The acculturation of future faculty members into the field prioritizes foundational content knowledge, not foundational teaching knowledge. Their previous training towards expertise has likely prioritized content knowledge over educational theory, assessment design, and alternative teaching and learning methods. Students who are passionate about becoming faculty members may seek out additional training offered by the graduate school or professional memberships, but without incorporating specific teaching preparation into the curriculum, PhD students seeking tenure-track positions are disadvantaged. Not having faculty members who were required to learn the fundamentals of teaching also disadvantages future students.
Could universities simply require training for current faculty? It’s complicated. Beyond their multifaceted roles, faculty subscribe to a collegium model of governance. This means that faculty make decisions through consensus and self-governance. This is very different from the bureaucratic structure in which the university administration and staff function: there is much less control over what is required of tenured faculty in comparison to student graduation requirements.

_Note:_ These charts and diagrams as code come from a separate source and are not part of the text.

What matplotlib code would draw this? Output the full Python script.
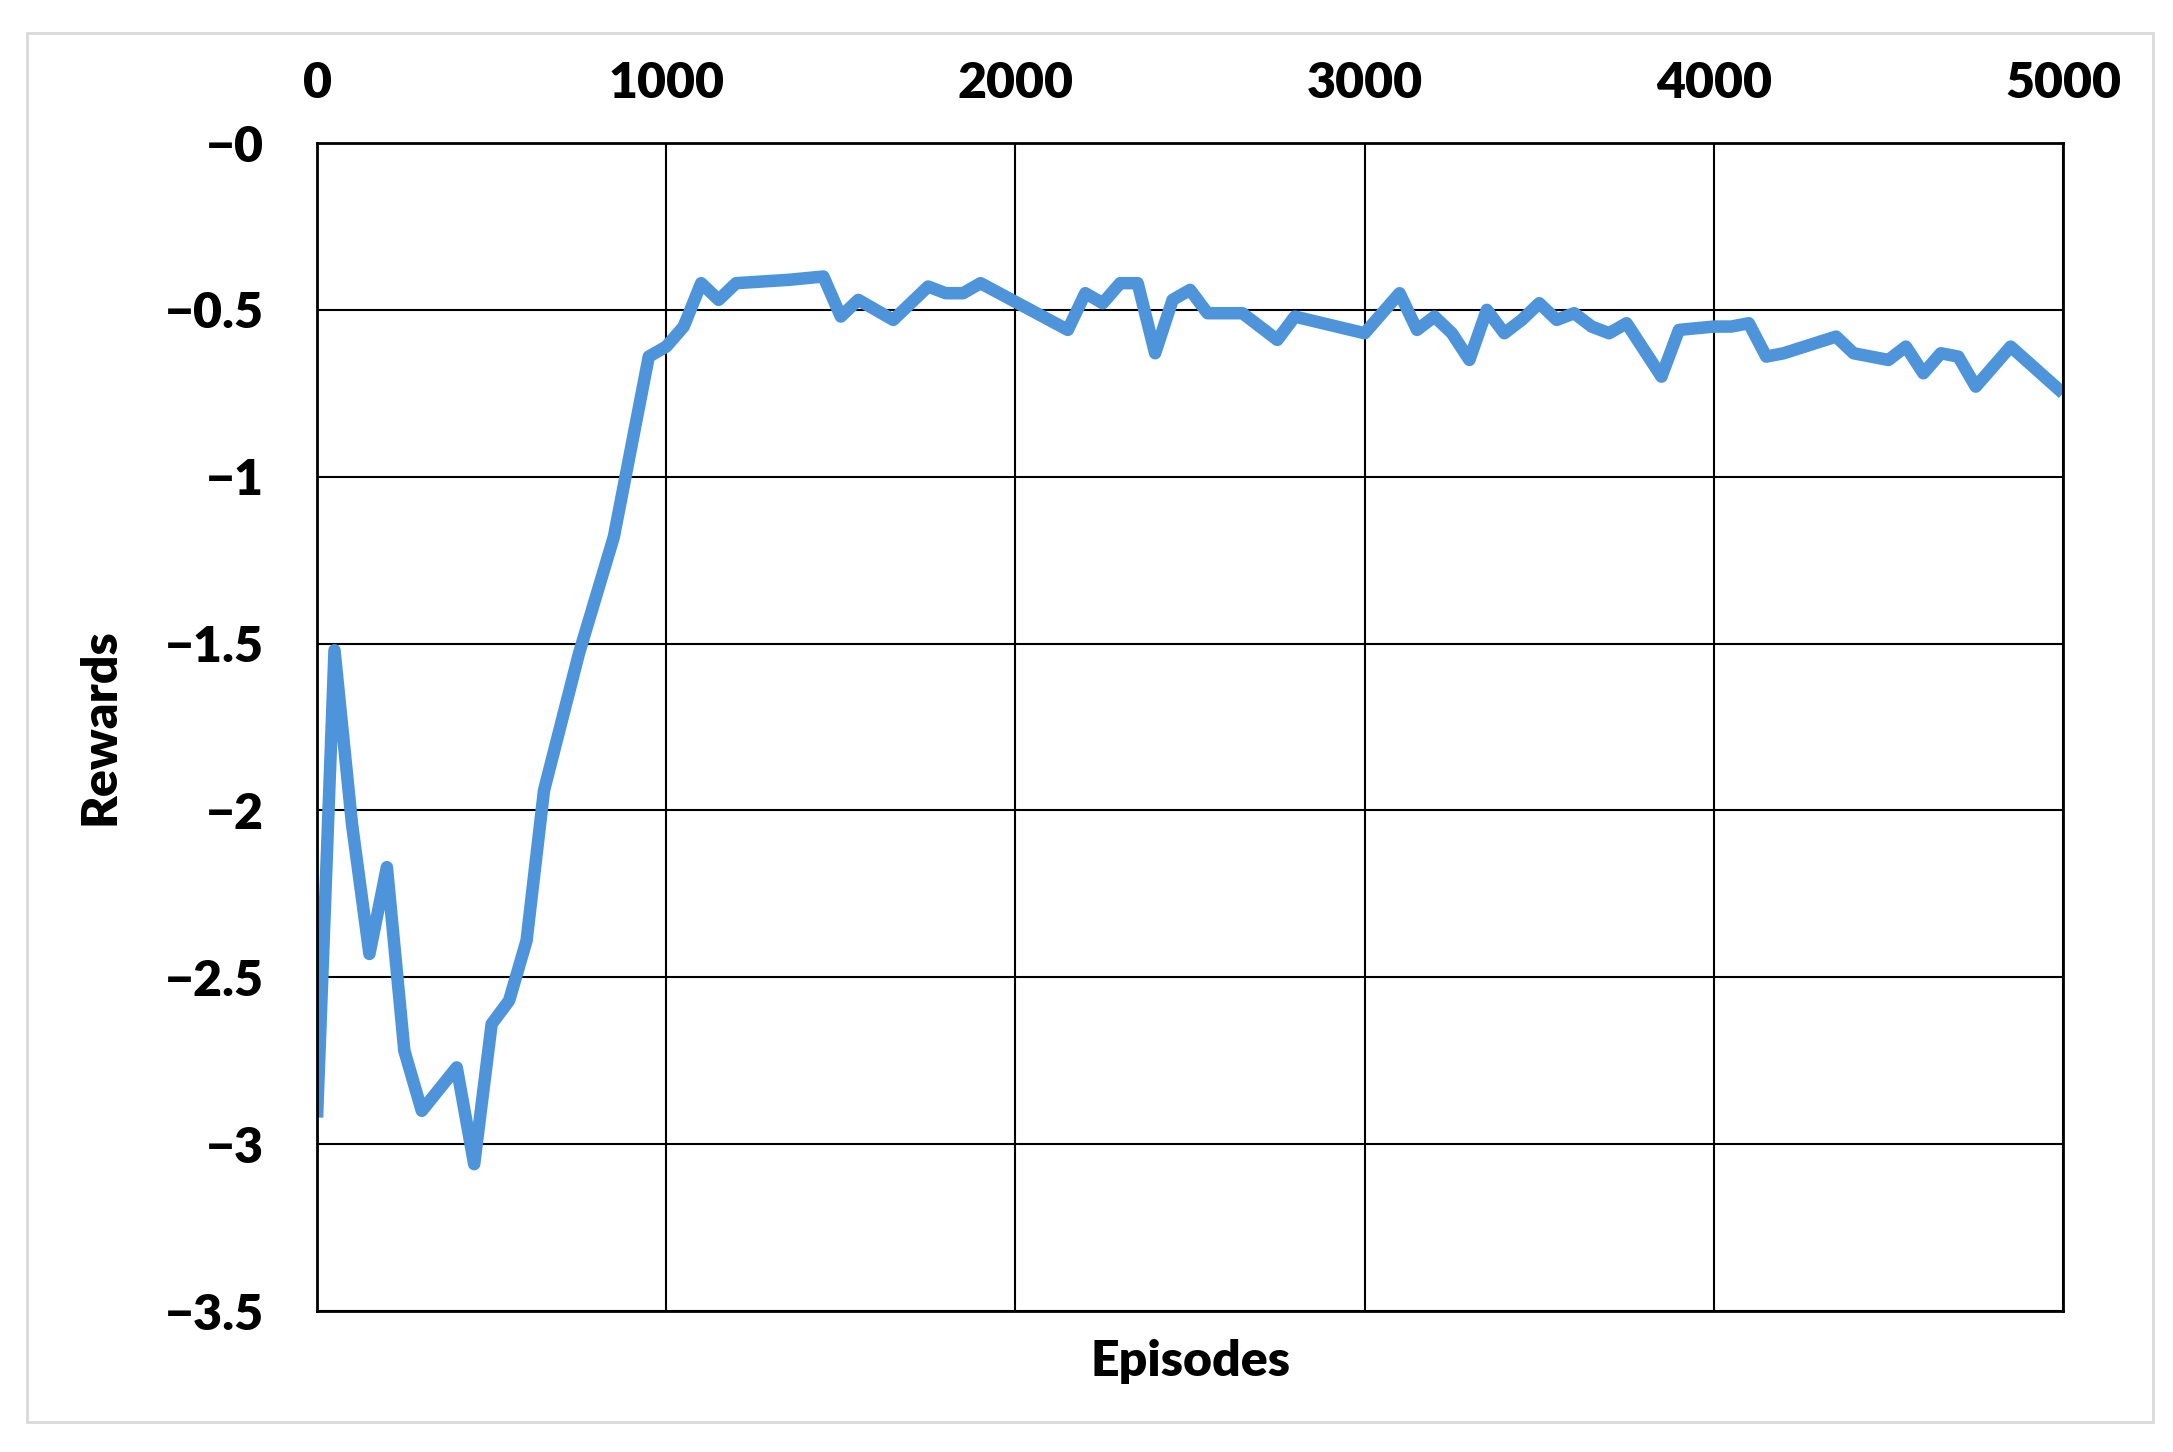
import matplotlib
matplotlib.use("Agg")
import matplotlib.pyplot as plt
from matplotlib.patches import Rectangle

plt.rcParams['font.family'] = ['Lato', 'DejaVu Sans']

# episode / reward readings
episodes = [0, 50, 100, 150, 200, 250, 300, 400, 450, 500, 550, 600, 650, 750, 850,
            950, 1000, 1050, 1100, 1150, 1200, 1350, 1450, 1500, 1550, 1650, 1750,
            1800, 1850, 1900, 2150, 2200, 2250, 2300, 2350, 2400, 2450, 2500, 2550,
            2650, 2750, 2800, 3000, 3100, 3150, 3200, 3250, 3300, 3350, 3400, 3450,
            3500, 3550, 3600, 3650, 3700, 3750, 3850, 3900, 4000, 4050, 4100, 4150,
            4200, 4350, 4400, 4500, 4550, 4600, 4650, 4700, 4750, 4850, 5000]
rewards = [-2.92, -1.52, -2.04, -2.43, -2.17, -2.72, -2.90, -2.77, -3.06, -2.64,
           -2.57, -2.39, -1.94, -1.53, -1.18, -0.64, -0.61, -0.55, -0.42, -0.47,
           -0.42, -0.41, -0.40, -0.52, -0.47, -0.53, -0.43, -0.45, -0.45, -0.42,
           -0.56, -0.45, -0.48, -0.42, -0.42, -0.63, -0.47, -0.44, -0.51, -0.51,
           -0.59, -0.52, -0.57, -0.45, -0.56, -0.52, -0.57, -0.65, -0.50, -0.57,
           -0.53, -0.48, -0.53, -0.51, -0.55, -0.57, -0.54, -0.70, -0.56, -0.55,
           -0.55, -0.54, -0.64, -0.63, -0.58, -0.63, -0.65, -0.61, -0.69, -0.63,
           -0.64, -0.73, -0.61, -0.75]

xticks = [0, 1000, 2000, 3000, 4000, 5000]
yticks = [0, -0.5, -1, -1.5, -2, -2.5, -3, -3.5]
ytick_labels = ['\u22120', '\u22120.5', '\u22121', '\u22121.5', '\u22122', '\u22122.5', '\u22123', '\u22123.5']

fig = plt.figure(figsize=(21.73, 14.52), dpi=100)
fig.patches.append(Rectangle((27 / 2173, 1 - 1422 / 1452), (2153 - 27) / 2173, (1422 - 33) / 1452,
                             transform=fig.transFigure, fill=False, edgecolor='#d9d9d9', linewidth=2))

ax = fig.add_axes([0.1459, 0.0971, 0.8035, 0.8044])
ax.plot(episodes, rewards, color='#4d94da', linewidth=9, solid_joinstyle='round', solid_capstyle='butt')

ax.set_xlim(0, 5000)
ax.set_ylim(-3.5, 0)
ax.set_xticks(xticks)
ax.set_yticks(yticks)
ax.set_yticklabels(ytick_labels)
ax.xaxis.tick_top()
ax.tick_params(axis='both', length=0, labelsize=36)
ax.tick_params(axis='x', pad=27)
ax.tick_params(axis='y', pad=38)
for lbl in ax.get_xticklabels() + ax.get_yticklabels():
    lbl.set_fontweight('heavy')

ax.grid(True, color='black', linewidth=1.5)
for sp in ax.spines.values():
    sp.set_linewidth(2)
    sp.set_color('black')

fig.text(0.5 * (317 + 2063) / 2173, 1 - 1362 / 1452, 'Episodes', ha='center', va='center',
         fontsize=36, fontweight='heavy')
fig.text(100 / 2173, 0.5 * (2 - (143 + 1311) / 1452), 'Rewards', ha='center', va='center',
         rotation=90, fontsize=36, fontweight='heavy')

fig.savefig('out.png', dpi=100)
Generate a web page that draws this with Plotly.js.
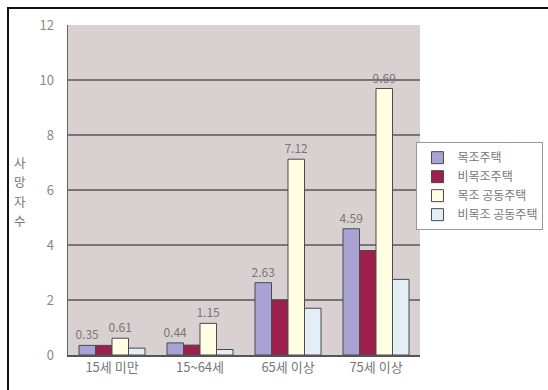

As an educator working with faculty, I saw examples of out-of-date educational models perpetuated by faculty members who had no formal education training. I also saw examples of professors who came into their role after stints as high school teachers. Those educator-trained professors are usually better teachers because they bring educational theories and best practices to their classrooms, focusing on student learning instead of information dissemination. An innate understanding of people, the ability to simplify complex concepts and present them in digestible form, and an engaging presentation style can all be positive qualities that significantly enhance a faculty member’s teaching. We should be structuring training and acculturation into the faculty position: for the average student, the student who develops an intense expertise in a very niche topic but does not always have the easiest time zooming out to the big picture, the type of student I worked with dozens of times as a graduate student career counselor. I believe it is essential for universities to step up their faculty preparation by integrating teacher preparation requirements into their PhD graduation requirements.